Screenshot of a catalogue in the Internet Archive.

In the Internet Archive, the user can continue to freely access the descriptive metadata, much of which is hyperlinked for further browsing. The only time the user is required to log in with a free account is when they want to add a review of any catalogue on the Internet Archive. The Internet Archive interface has various interactive features for the user including image enlargement, “favoriting” a selected catalogue, sharing it on social media, via email, or embedding the HTML on other sites, and flagging the item. There are abundant download options available for users.

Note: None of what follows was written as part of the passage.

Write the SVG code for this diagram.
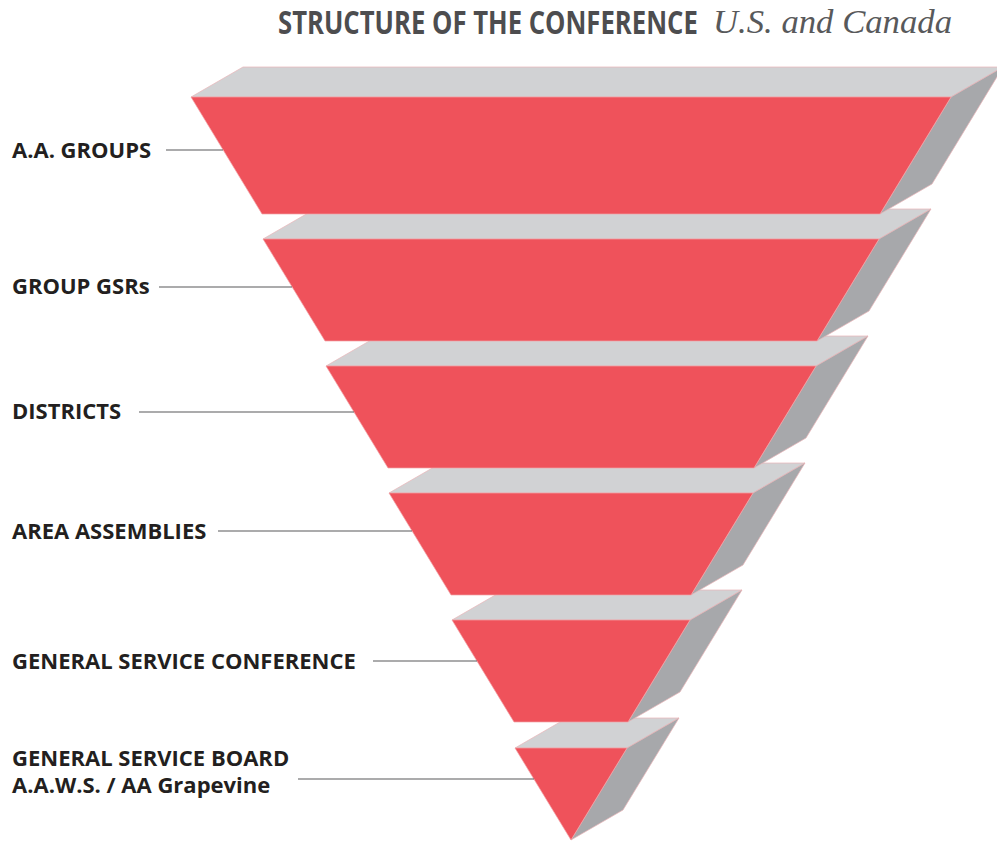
<svg xmlns="http://www.w3.org/2000/svg" width="997" height="841" viewBox="0 0 997 841">
<style>
.front{fill:#EF525B;stroke:#F2A3A8;stroke-width:0.7}
.top{fill:#D1D2D4;stroke:#E9B5B8;stroke-width:0.7}
.side{fill:#A7A8AB;stroke:#E9B5B8;stroke-width:0.7}
.lbl{font-family:"Open Sans","Noto Sans","Liberation Sans",sans-serif;font-weight:700;font-size:22px;fill:#231F20}
.lead{stroke:#58595B;stroke-width:1.2;fill:none}
</style>
<rect width="997" height="841" fill="#FFFFFF"/>
<g id="title">
<text transform="translate(278,34) scale(0.72,1)" x="0" y="0" font-family="'Open Sans','Liberation Sans',sans-serif" font-weight="700" font-size="33" fill="#4D4D4F" textLength="583" lengthAdjust="spacingAndGlyphs">STRUCTURE OF THE CONFERENCE</text>
<text x="713" y="33" font-family="'Liberation Serif','DejaVu Serif',serif" font-style="italic" font-size="33" fill="#58595B" textLength="239" lengthAdjust="spacingAndGlyphs">U.S. and Canada</text>
</g>
<g id="slab6">
<polygon class="top" points="515,748 567,718 679,718 627,748"/>
<polygon class="side" points="627,748 679,718 623,810 571,840"/>
<polygon class="front" points="515,748 627,748 571,840"/>
</g>
<g id="slab5">
<polygon class="top" points="452,620 504,590 742,590 690,620"/>
<polygon class="side" points="690,620 742,590 680,692 628,722"/>
<polygon class="front" points="452,620 690,620 628,722 514,722"/>
</g>
<g id="slab4">
<polygon class="top" points="389,493 441,463 805,463 753,493"/>
<polygon class="side" points="753,493 805,463 743,565 691,595"/>
<polygon class="front" points="389,493 753,493 691,595 451,595"/>
</g>
<g id="slab3">
<polygon class="top" points="326,366 378,336 868,336 816,366"/>
<polygon class="side" points="816,366 868,336 806,438 754,468"/>
<polygon class="front" points="326,366 816,366 754,468 388,468"/>
</g>
<g id="slab2">
<polygon class="top" points="263,239 315,209 931,209 879,239"/>
<polygon class="side" points="879,239 931,209 869,311 817,341"/>
<polygon class="front" points="263,239 879,239 817,341 325,341"/>
</g>
<g id="slab1">
<polygon class="top" points="191,97 243,67 1003,67 951,97"/>
<polygon class="side" points="951,97 1003,67 932,184 880,214"/>
<polygon class="front" points="191,97 951,97 880,214 262,214"/>
</g>
<g id="connectors">
<line class="lead" x1="166" y1="150" x2="223" y2="150"/>
<line class="lead" x1="159" y1="287" x2="292" y2="287"/>
<line class="lead" x1="139" y1="412" x2="354" y2="412"/>
<line class="lead" x1="218" y1="531" x2="412" y2="531"/>
<line class="lead" x1="373" y1="661" x2="477" y2="661"/>
<line class="lead" x1="298" y1="779" x2="534" y2="779"/>
</g>
<g id="label-groups"><text class="lbl" x="12" y="158">A.A. GROUPS</text></g>
<g id="label-gsrs"><text class="lbl" x="12" y="294">GROUP GSRs</text></g>
<g id="label-districts"><text class="lbl" x="12" y="419">DISTRICTS</text></g>
<g id="label-assemblies"><text class="lbl" x="12" y="539">AREA ASSEMBLIES</text></g>
<g id="label-conference"><text class="lbl" x="12" y="669">GENERAL SERVICE CONFERENCE</text></g>
<g id="label-board"><text class="lbl" x="12" y="766" font-size="21">GENERAL SERVICE BOARD<tspan x="12" dy="27">A.A.W.S. / AA Grapevine</tspan></text></g>
</svg>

Screenshot of the metadata available in the Internet Archive

American Watercolors is especially suitable for art historians, curators, visual art students and faculty, K-12 school art teachers, and interested researchers. It is highly versatile because of its placement within the museum’s website. The user can expand their search beyond this LibGuide to other guides created by the library through breadcrumb navigation. While other art museums have online collections of American watercolors, such as the Smithsonian American Art Museum Watercolor and the Metropolitan Museum of Art’s Heilbrunn Timeline of Art History, the PMA’s LibGuide provides a more centralized, structured, and methodical way for the user through the portal’s search capacity. In sum, with the strategic design and effective use of the platform, the portal offers excellent and unique resources for users to enjoy.